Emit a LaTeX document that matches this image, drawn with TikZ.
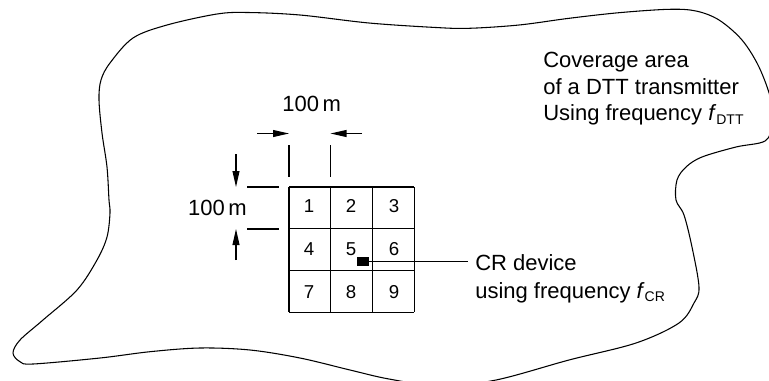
\documentclass[tikz,border=0pt]{standalone}
\usepackage{fontspec}
\setmainfont{Liberation Sans}
\usetikzlibrary{arrows.meta}
% italic f with a lowered upright subscript
\newcommand\fsub[1]{\textit{f}\raisebox{-2.5pt}{\fontsize{10.5}{12}\selectfont #1}}
\begin{document}
\begin{tikzpicture}[x=0.75pt,y=-0.75pt,
  lbl/.style={font=\fontsize{16.5}{20}\selectfont, inner sep=0pt, anchor=base west},
  dimlbl/.style={font=\fontsize{16.5}{20}\selectfont, inner sep=0pt, anchor=base},
  num/.style={font=\fontsize{14}{16}\selectfont, inner sep=0pt, anchor=base},
  outline/.style={line width=0.8pt},
  gridline/.style={line width=0.9pt},
  tickthick/.style={line width=1.5pt},
  tickthin/.style={line width=0.9pt},
  dimarrow/.style={line width=0.8pt, -{Triangle[length=12pt,width=5.2pt]}},
  lead/.style={line width=0.8pt}]
\useasboundingbox (0,0) rectangle (769,380);
\clip (0,0) rectangle (769,380);

% coverage area outline
\draw[outline] plot[smooth cycle, tension=0.55] coordinates {
  (248,12.5) (300,15) (369,23) (436,27.5) (469,28.3) (519,25) (569,18.3)
  (619,12.7) (669,9.3) (696,11) (719,20) (742,40) (759,67) (771,100)
  (772,125) (765,141) (736,147) (702,157) (686,167) (677,180) (676,200)
  (684,215) (692,247) (699,287) (694,303) (679,323) (636,343) (569,360)
  (496,380) (440,386) (389,379) (350,370) (300,358) (250,350) (200,348)
  (150,351.7) (100,358) (33,364) (20,361.7) (13,353) (20,340) (43,320)
  (77,290) (97,260) (107,237) (110,213) (109,200) (107,167) (102,133)
  (99,100) (101,80) (110,63) (133,38) (167,25) (217,14)};

% 3x3 grid of cells
\foreach \i in {0,1,2,3} {
  \draw[gridline] (289,{187+41.8*\i}) -- (414.4,{187+41.8*\i});
  \draw[gridline] ({289+41.8*\i},187) -- ({289+41.8*\i},312.4);
}
\node[num] (c1) at (309,212) {1};
\node[num] (c2) at (351,212) {2};
\node[num] (c3) at (394,212) {3};
\node[num] (c4) at (309,255) {4};
\node[num] (c5) at (351,255) {5};
\node[num] (c6) at (394,255) {6};
\node[num] (c7) at (309,298) {7};
\node[num] (c8) at (351,298) {8};
\node[num] (c9) at (394,298) {9};

% horizontal dimension
\coordinate (vt1a) at (289,145);  \coordinate (vt1b) at (289,177);
\coordinate (vt2a) at (330.5,145); \coordinate (vt2b) at (330.5,177);
\draw[tickthick] (vt1a) -- (vt1b);
\draw[tickthin] (vt2a) -- (vt2b);
\coordinate (ha1) at (257,133.5); \coordinate (ha1e) at (289,133.5);
\coordinate (ha2) at (362,133.5); \coordinate (ha2e) at (330.5,133.5);
\draw[dimarrow] (ha1) -- (ha1e);
\draw[dimarrow] (ha2) -- (ha2e);
\node[dimlbl] (dimtop) at (311.7,111.7) {100\,m};

% vertical dimension
\coordinate (ht1a) at (247,187); \coordinate (ht1b) at (279,187);
\coordinate (ht2a) at (247,229); \coordinate (ht2b) at (279,229);
\draw[tickthick] (ht1a) -- (ht1b);
\draw[tickthick] (ht2a) -- (ht2b);
\coordinate (va1) at (236,154); \coordinate (va1e) at (236,187);
\coordinate (va2) at (236,260); \coordinate (va2e) at (236,229);
\draw[dimarrow] (va1) -- (va1e);
\draw[dimarrow] (va2) -- (va2e);
\node[dimlbl] (dimleft) at (217.5,215) {100\,m};

% CR device and its label
\node[fill=black, inner sep=0pt, minimum width=8.8pt, minimum height=7.3pt] (cr) at (363.2,261.5) {};
\coordinate (crend) at (468,261.5);
\draw[lead] (cr.east) -- (crend);
\node[lbl] (crl1) at (475,270.7) {CR device};
\node[lbl] (crl2) at (475,298.3) {using frequency \fsub{CR}};

% coverage area label
\node[lbl] (cov1) at (543,67.7) {Coverage area};
\node[lbl] (cov2) at (543,94.3) {of a DTT transmitter};
\node[lbl] (cov3) at (543,120.7) {Using frequency \fsub{DTT}};
\end{tikzpicture}
\end{document}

###

Set exercise:
Reproduce the data word for word, excluding its pictures.

Complete answer:
Emit a LaTeX document that matches this image, drawn with TikZ.
\documentclass[tikz,border=0pt]{standalone}
\usepackage{fontspec}
\setmainfont{Liberation Sans}
\usetikzlibrary{arrows.meta}
% italic f with a lowered upright subscript
\newcommand\fsub[1]{\textit{f}\raisebox{-2.5pt}{\fontsize{10.5}{12}\selectfont #1}}
\begin{document}
\begin{tikzpicture}[x=0.75pt,y=-0.75pt,
  lbl/.style={font=\fontsize{16.5}{20}\selectfont, inner sep=0pt, anchor=base west},
  dimlbl/.style={font=\fontsize{16.5}{20}\selectfont, inner sep=0pt, anchor=base},
  num/.style={font=\fontsize{14}{16}\selectfont, inner sep=0pt, anchor=base},
  outline/.style={line width=0.8pt},
  gridline/.style={line width=0.9pt},
  tickthick/.style={line width=1.5pt},
  tickthin/.style={line width=0.9pt},
  dimarrow/.style={line width=0.8pt, -{Triangle[length=12pt,width=5.2pt]}},
  lead/.style={line width=0.8pt}]
\useasboundingbox (0,0) rectangle (769,380);
\clip (0,0) rectangle (769,380);

% coverage area outline
\draw[outline] plot[smooth cycle, tension=0.55] coordinates {
  (248,12.5) (300,15) (369,23) (436,27.5) (469,28.3) (519,25) (569,18.3)
  (619,12.7) (669,9.3) (696,11) (719,20) (742,40) (759,67) (771,100)
  (772,125) (765,141) (736,147) (702,157) (686,167) (677,180) (676,200)
  (684,215) (692,247) (699,287) (694,303) (679,323) (636,343) (569,360)
  (496,380) (440,386) (389,379) (350,370) (300,358) (250,350) (200,348)
  (150,351.7) (100,358) (33,364) (20,361.7) (13,353) (20,340) (43,320)
  (77,290) (97,260) (107,237) (110,213) (109,200) (107,167) (102,133)
  (99,100) (101,80) (110,63) (133,38) (167,25) (217,14)};

% 3x3 grid of cells
\foreach \i in {0,1,2,3} {
  \draw[gridline] (289,{187+41.8*\i}) -- (414.4,{187+41.8*\i});
  \draw[gridline] ({289+41.8*\i},187) -- ({289+41.8*\i},312.4);
}
\node[num] (c1) at (309,212) {1};
\node[num] (c2) at (351,212) {2};
\node[num] (c3) at (394,212) {3};
\node[num] (c4) at (309,255) {4};
\node[num] (c5) at (351,255) {5};
\node[num] (c6) at (394,255) {6};
\node[num] (c7) at (309,298) {7};
\node[num] (c8) at (351,298) {8};
\node[num] (c9) at (394,298) {9};

% horizontal dimension
\coordinate (vt1a) at (289,145);  \coordinate (vt1b) at (289,177);
\coordinate (vt2a) at (330.5,145); \coordinate (vt2b) at (330.5,177);
\draw[tickthick] (vt1a) -- (vt1b);
\draw[tickthin] (vt2a) -- (vt2b);
\coordinate (ha1) at (257,133.5); \coordinate (ha1e) at (289,133.5);
\coordinate (ha2) at (362,133.5); \coordinate (ha2e) at (330.5,133.5);
\draw[dimarrow] (ha1) -- (ha1e);
\draw[dimarrow] (ha2) -- (ha2e);
\node[dimlbl] (dimtop) at (311.7,111.7) {100\,m};

% vertical dimension
\coordinate (ht1a) at (247,187); \coordinate (ht1b) at (279,187);
\coordinate (ht2a) at (247,229); \coordinate (ht2b) at (279,229);
\draw[tickthick] (ht1a) -- (ht1b);
\draw[tickthick] (ht2a) -- (ht2b);
\coordinate (va1) at (236,154); \coordinate (va1e) at (236,187);
\coordinate (va2) at (236,260); \coordinate (va2e) at (236,229);
\draw[dimarrow] (va1) -- (va1e);
\draw[dimarrow] (va2) -- (va2e);
\node[dimlbl] (dimleft) at (217.5,215) {100\,m};

% CR device and its label
\node[fill=black, inner sep=0pt, minimum width=8.8pt, minimum height=7.3pt] (cr) at (363.2,261.5) {};
\coordinate (crend) at (468,261.5);
\draw[lead] (cr.east) -- (crend);
\node[lbl] (crl1) at (475,270.7) {CR device};
\node[lbl] (crl2) at (475,298.3) {using frequency \fsub{CR}};

% coverage area label
\node[lbl] (cov1) at (543,67.7) {Coverage area};
\node[lbl] (cov2) at (543,94.3) {of a DTT transmitter};
\node[lbl] (cov3) at (543,120.7) {Using frequency \fsub{DTT}};
\end{tikzpicture}
\end{document}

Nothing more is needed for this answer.